Тогда возникает вопрос: не счастье ли, что мы обладаем языком, который не может породить классика, зато отличается богатым разнообразием в прошлом и возможностью обновления в будущем? Ибо пока мы живем в литературе, пользуемся одним и тем же языком и имеем в основе ту же самую культуру, что породила литературу прошлого, мы всегда будем стремиться сохранить две вещи: гордость прошлыми достижениями нашей литературы и веру в ее будущие дела. Разуверься мы в будущем — и прошлое перестанет быть целиком нашим: оно омертвеет. И эта мысль особенно убедительно должна действовать на умы тех, кто занят попыткой пополнить сокровищницу английской литературы. В английском языке нет классика — значит любой современный поэт вправе сказать себе: еще есть надежда, — что я или поэты, которые придут после меня, — ибо кто же спокойно признает себя последним поэтом, понимая, что за этим стоит? — еще напишем что-то стоящее, долговечное. Хотя для вечности такая заинтересованность в будущем безразлична: когда оба языка мертвые, бессмысленно спрашивать, какой из них более великий — тот, в котором много разнообразных поэтов, или тот, чей дух наиболее полно воплотился в работе одного поэта? Я хочу утвердить одновременно две мысли: поскольку английский язык живой и мы в нем существуем, можно радоваться, что он не исчерпал себя до конца в работе одного поэта- классика; и тем не менее, критерий классика жизненно важен для нас. Он нам необходим для того, чтобы судить о каждом из наших поэтов индивидуально, хотя мы и отказываемся сравнивать в целом нашу литературу с той, что породила классика. Завершится ли литература явлением классика — вопрос судьбы. Во многом, я подозреваю, это зависит от внутренней однородности самого языка: романские языки, возможно, более благоприятны для классика не просто потому, что они романские, а потому что они однороднее, чем английский, и более естественно тяготеют к общему стилю.
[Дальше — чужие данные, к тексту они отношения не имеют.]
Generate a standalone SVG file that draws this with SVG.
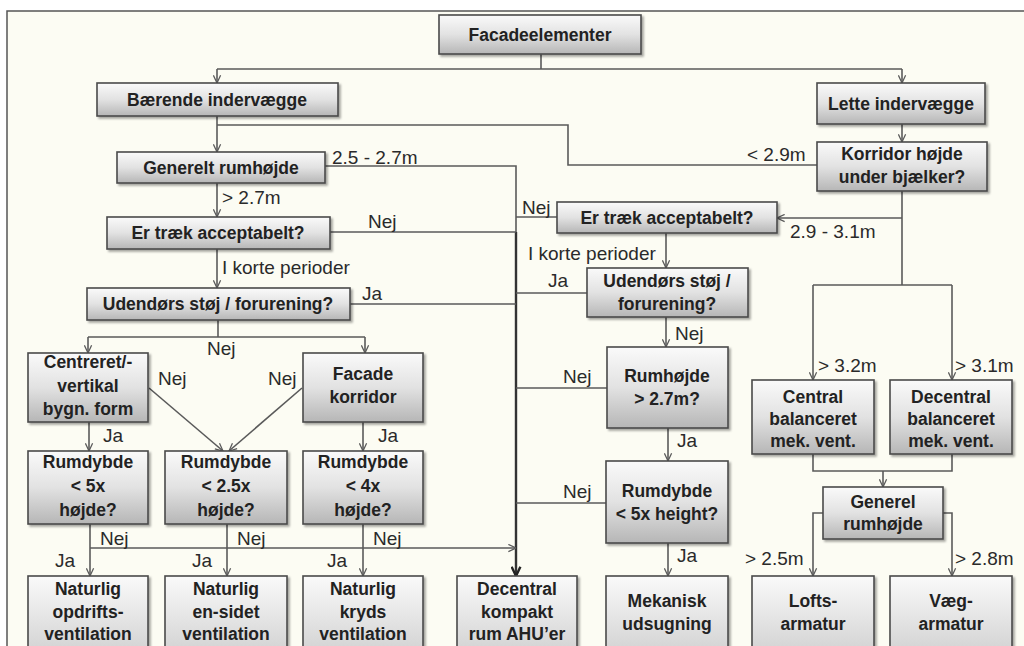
<svg xmlns="http://www.w3.org/2000/svg" width="1024" height="646" viewBox="0 0 1024 646">
<defs>
<linearGradient id="g" x1="0" y1="0" x2="0" y2="1">
<stop offset="0" stop-color="#fafafa"/>
<stop offset="0.5" stop-color="#e2e2e2"/>
<stop offset="1" stop-color="#b6b6b6"/>
</linearGradient>
<linearGradient id="g2" x1="0" y1="0" x2="0" y2="1">
<stop offset="0" stop-color="#fafafa"/>
<stop offset="1" stop-color="#d4d4d4"/>
</linearGradient>
<filter id="sh" x="-10%" y="-10%" width="130%" height="140%">
<feDropShadow dx="2" dy="2" stdDeviation="1.2" flood-color="#000" flood-opacity="0.35"/>
</filter>
<marker id="a" viewBox="0 0 10 10" refX="9.5" refY="5" markerWidth="9" markerHeight="9" markerUnits="userSpaceOnUse" orient="auto">
<path d="M1,1 L9.5,5 L1,9" fill="none" stroke="#5a5a5a" stroke-width="1.4"/>
</marker>
<marker id="ad" viewBox="0 0 10 10" refX="9.5" refY="5" markerWidth="11" markerHeight="11" markerUnits="userSpaceOnUse" orient="auto">
<path d="M1,1 L9.5,5 L1,9" fill="none" stroke="#222" stroke-width="2.2"/>
</marker>
</defs>
<style>
.b{fill:url(#g);stroke:#4a4a4a;stroke-width:1.6;filter:url(#sh)}
.bl{fill:url(#g2);stroke:#4a4a4a;stroke-width:1.6;filter:url(#sh)}
.t{font-family:"Liberation Sans",Arial,sans-serif;font-weight:bold;font-size:17.5px;fill:#222;text-anchor:middle}
.l{font-family:"Liberation Sans",Arial,sans-serif;font-size:19px;fill:#2a2a2a}
.c{fill:none;stroke:#5a5a5a;stroke-width:1.6}
.ca{fill:none;stroke:#5a5a5a;stroke-width:1.6;marker-end:url(#a)}
</style>
<rect x="0" y="0" width="1024" height="646" fill="#ffffff"/>
<rect x="7" y="11" width="1030" height="650" fill="#fcfcf3" stroke="#555" stroke-width="1.5"/>

<g id="connectors">
<path class="c" d="M541,54 V69 M217,69 H902"/>
<path class="ca" d="M217,69 V83"/>
<path class="ca" d="M902,69 V83"/>
<path class="ca" d="M217,116 V152"/>
<path class="c" d="M817,165 H568 V125 H217"/>
<path class="ca" d="M902,124 V142"/>
<path class="c" d="M325,166 H516 V232"/>
<path fill="none" stroke="#333" stroke-width="2.4" marker-end="url(#ad)" d="M516,232 V576"/>
<path class="ca" d="M217,183 V217"/>
<path class="c" d="M330,232 H516"/>
<path class="ca" d="M217,249 V288"/>
<path class="c" d="M350,304 H516"/>
<path class="c" d="M218,320 V337 M88,337 H365"/>
<path class="ca" d="M88,337 V353"/>
<path class="ca" d="M365,337 V353"/>
<path class="ca" d="M149,388 L223,451"/>
<path class="ca" d="M302,388 L229,451"/>
<path class="ca" d="M89,422 V451"/>
<path class="ca" d="M363,422 V451"/>
<path class="ca" d="M90,524 V576"/>
<path class="ca" d="M227,524 V576"/>
<path class="ca" d="M363,524 V576"/>
<path class="ca" d="M90,548 H516"/>
<path class="c" d="M557,217 H516"/>
<path class="c" d="M902,191 V285 M813,285 H952"/>
<path class="ca" d="M902,218 H777"/>
<path class="ca" d="M813,285 V380"/>
<path class="ca" d="M952,285 V380"/>
<path class="ca" d="M666,233 V268"/>
<path class="c" d="M587,293 H516"/>
<path class="ca" d="M666,317 V347"/>
<path class="c" d="M607,388 H516"/>
<path class="ca" d="M668,428 V461"/>
<path class="c" d="M606,503 H516"/>
<path class="ca" d="M668,543 V576"/>
<path class="c" d="M813,454 V471 H952 V454"/>
<path class="ca" d="M883,471 V487"/>
<path class="ca" d="M823,513 H813 V576"/>
<path class="ca" d="M943,513 H952 V576"/>
</g>

<g id="labels">
<text class="l" x="332" y="164">2.5 - 2.7m</text>
<text class="l" x="222" y="204">&gt; 2.7m</text>
<text class="l" x="368" y="228">Nej</text>
<text class="l" x="222" y="274">I korte perioder</text>
<text class="l" x="362" y="300">Ja</text>
<text class="l" x="207" y="355">Nej</text>
<text class="l" x="158" y="385">Nej</text>
<text class="l" x="268" y="385">Nej</text>
<text class="l" x="103" y="442">Ja</text>
<text class="l" x="378" y="442">Ja</text>
<text class="l" x="100" y="545">Nej</text>
<text class="l" x="237" y="545">Nej</text>
<text class="l" x="373" y="545">Nej</text>
<text class="l" x="55" y="567">Ja</text>
<text class="l" x="192" y="567">Ja</text>
<text class="l" x="327" y="567">Ja</text>
<text class="l" x="522" y="214">Nej</text>
<text class="l" x="528" y="260">I korte perioder</text>
<text class="l" x="790" y="238">2.9 - 3.1m</text>
<text class="l" x="747" y="161">&lt; 2.9m</text>
<text class="l" x="548" y="287">Ja</text>
<text class="l" x="675" y="340">Nej</text>
<text class="l" x="563" y="383">Nej</text>
<text class="l" x="563" y="498">Nej</text>
<text class="l" x="677" y="447">Ja</text>
<text class="l" x="677" y="562">Ja</text>
<text class="l" x="818" y="372">&gt; 3.2m</text>
<text class="l" x="955" y="372">&gt; 3.1m</text>
<text class="l" x="745" y="565">&gt; 2.5m</text>
<text class="l" x="955" y="565">&gt; 2.8m</text>
</g>

<g id="n-facade"><rect class="b" x="439" y="15" width="202" height="39"/><text class="t" x="540" y="41">Facadeelementer</text></g>
<g id="n-baerende"><rect class="b" x="97" y="83" width="241" height="33"/><text class="t" x="217" y="106">Bærende indervægge</text></g>
<g id="n-lette"><rect class="b" x="817" y="83" width="168" height="41"/><text class="t" x="901" y="110">Lette indervægge</text></g>
<g id="n-generelt"><rect class="b" x="117" y="152" width="208" height="31"/><text class="t" x="221" y="174">Generelt rumhøjde</text></g>
<g id="n-korridor"><rect class="b" x="817" y="142" width="170" height="49"/><text class="t" x="902" y="160">Korridor højde</text><text class="t" x="902" y="183">under bjælker?</text></g>
<g id="n-traek1"><rect class="b" x="107" y="217" width="223" height="32"/><text class="t" x="218" y="239">Er træk acceptabelt?</text></g>
<g id="n-traek2"><rect class="b" x="557" y="202" width="220" height="31"/><text class="t" x="667" y="224">Er træk acceptabelt?</text></g>
<g id="n-stoej1"><rect class="b" x="87" y="288" width="263" height="32"/><text class="t" x="218" y="310">Udendørs støj / forurening?</text></g>
<g id="n-stoej2"><rect class="b" x="587" y="268" width="161" height="49"/><text class="t" x="667" y="287">Udendørs støj /</text><text class="t" x="667" y="310">forurening?</text></g>
<g id="n-centreret"><rect class="b" x="28" y="353" width="120" height="69"/><text class="t" x="88" y="368">Centreret/-</text><text class="t" x="88" y="392">vertikal</text><text class="t" x="88" y="415">bygn. form</text></g>
<g id="n-fkorridor"><rect class="b" x="303" y="353" width="120" height="69"/><text class="t" x="363" y="380">Facade</text><text class="t" x="363" y="403">korridor</text></g>
<g id="n-rumhoejde"><rect class="b" x="607" y="347" width="121" height="81"/><text class="t" x="667" y="382">Rumhøjde</text><text class="t" x="667" y="405">&gt; 2.7m?</text></g>
<g id="n-central"><rect class="b" x="752" y="380" width="122" height="74"/><text class="t" x="813" y="403">Central</text><text class="t" x="813" y="425">balanceret</text><text class="t" x="813" y="447">mek. vent.</text></g>
<g id="n-decentral-b"><rect class="b" x="890" y="380" width="122" height="74"/><text class="t" x="951" y="403">Decentral</text><text class="t" x="951" y="425">balanceret</text><text class="t" x="951" y="447">mek. vent.</text></g>
<g id="n-rd5"><rect class="b" x="28" y="451" width="120" height="73"/><text class="t" x="88" y="468">Rumdybde</text><text class="t" x="88" y="492">&lt; 5x</text><text class="t" x="88" y="516">højde?</text></g>
<g id="n-rd25"><rect class="b" x="165" y="451" width="122" height="73"/><text class="t" x="226" y="468">Rumdybde</text><text class="t" x="226" y="492">&lt; 2.5x</text><text class="t" x="226" y="516">højde?</text></g>
<g id="n-rd4"><rect class="b" x="303" y="451" width="120" height="73"/><text class="t" x="363" y="468">Rumdybde</text><text class="t" x="363" y="492">&lt; 4x</text><text class="t" x="363" y="516">højde?</text></g>
<g id="n-rdh"><rect class="b" x="606" y="461" width="122" height="82"/><text class="t" x="667" y="497">Rumdybde</text><text class="t" x="667" y="520">&lt; 5x height?</text></g>
<g id="n-generel"><rect class="b" x="823" y="487" width="120" height="52"/><text class="t" x="883" y="508">Generel</text><text class="t" x="883" y="530">rumhøjde</text></g>
<g id="n-opdrift"><rect class="bl" x="28" y="576" width="120" height="74"/><text class="t" x="88" y="595">Naturlig</text><text class="t" x="88" y="618">opdrifts-</text><text class="t" x="88" y="640">ventilation</text></g>
<g id="n-ensidet"><rect class="bl" x="165" y="576" width="122" height="74"/><text class="t" x="226" y="595">Naturlig</text><text class="t" x="226" y="618">en-sidet</text><text class="t" x="226" y="640">ventilation</text></g>
<g id="n-kryds"><rect class="bl" x="303" y="576" width="120" height="74"/><text class="t" x="363" y="595">Naturlig</text><text class="t" x="363" y="618">kryds</text><text class="t" x="363" y="640">ventilation</text></g>
<g id="n-kompakt"><rect class="bl" x="457" y="576" width="120" height="74"/><text class="t" x="517" y="595">Decentral</text><text class="t" x="517" y="618">kompakt</text><text class="t" x="517" y="640">rum AHU’er</text></g>
<g id="n-mekanisk"><rect class="bl" x="606" y="576" width="122" height="74"/><text class="t" x="667" y="607">Mekanisk</text><text class="t" x="667" y="630">udsugning</text></g>
<g id="n-lofts"><rect class="bl" x="752" y="576" width="122" height="74"/><text class="t" x="813" y="607">Lofts-</text><text class="t" x="813" y="630">armatur</text></g>
<g id="n-vaeg"><rect class="bl" x="890" y="576" width="122" height="74"/><text class="t" x="951" y="607">Væg-</text><text class="t" x="951" y="630">armatur</text></g>
</svg>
Английский же, как самый богатый по составу, тяготеет скорее к разнообразию, чем к совершенству, медленнее раскрывает свои потенциальные возможности и поэтому таит в себе, возможно, еще много неразработанного. Ему присуща, пожалуй, несравненная способность изменяться, оставаясь самим собой.
Здесь мы подходим к различию между классиком относительным и абсолютным, между литературой, которую можно назвать классической по отношению к ее собственному языку, и такой, которая является классичной для ряда других языков. Но прежде я хотел бы указать еще одну сторону классика, помимо перечисленных, которая поможет сформулировать это отличие, и установить разницу между классиком типа Поупа и таким классиком, как Вергилий. Наверное, здесь уместно повторить кое-что из сказанного выше.
В начале доклада я высказал предположение, что одним из признаков зрелой личности часто — а может, и всегда — является сознательный или бессознательный процесс отбора, развитие одних потенциальных возможностей за счет других; и, возможно, в развитии языка и литературы происходит нечто подобное. А если это так, то мы вправе ожидать, что в малой классической литературе, — скажем, английской конца XVII и XVIII веков, — ради обретения зрелости либо будет отвергаться все больше возможностей развития языка, либо эти потери будут особенно ощутимыми. И наше удовлетворение достигнутым всегда будет омрачено мыслью о том, что наработанное предшественниками оказалось похоронено. Классическая эпоха английской литературы не может похвалиться общечеловеческим духом, то есть мы не вправе сказать, что классический дух явлен целиком — ив итоге, как я объяснил, мы все еще можем строить планы на будущее, ссылаясь на тот или иной литературный период. Таков английский язык, он допускает широкие отклонения от общепринятого стиля;
кажется, никакая эпоха и уж конечно никакой писатель не в состоянии установить для него норму. В сравнении с ним французский гораздо сильнее привязан к нормативному стилю. И все же даже в нем — несмотря на то, что он, кажется, раз и навсегда установился в XVII веке — есть esprit gaulois [63] Галльский дух (фр.)
, некое изобильное начало, преобладающее в Рабле и Вийоне, которое заставляет нас усомниться в целостности Расина или Мольера, ибо у них оно, мы чувствуем, не только не нашло воплощения, но и было им попросту чуждо. Напрашивается вывод: совершенна та классика, в которой угадывается дух всего народа и которая не может иначе проявиться в языке, как выразив этот дух полно и целостно. Таким образом, в наш список характерных черт классика следует внести и всеохватность. Классика должна в пределах избранной формы выражать по возможности всю полноту чувства, присущего народу, говорящему на данном языке. Она должна представлять его на лучших примерах, и тогда оно найдет широчайший отклик у своего народа, у людей разных классов и разного общественного положения.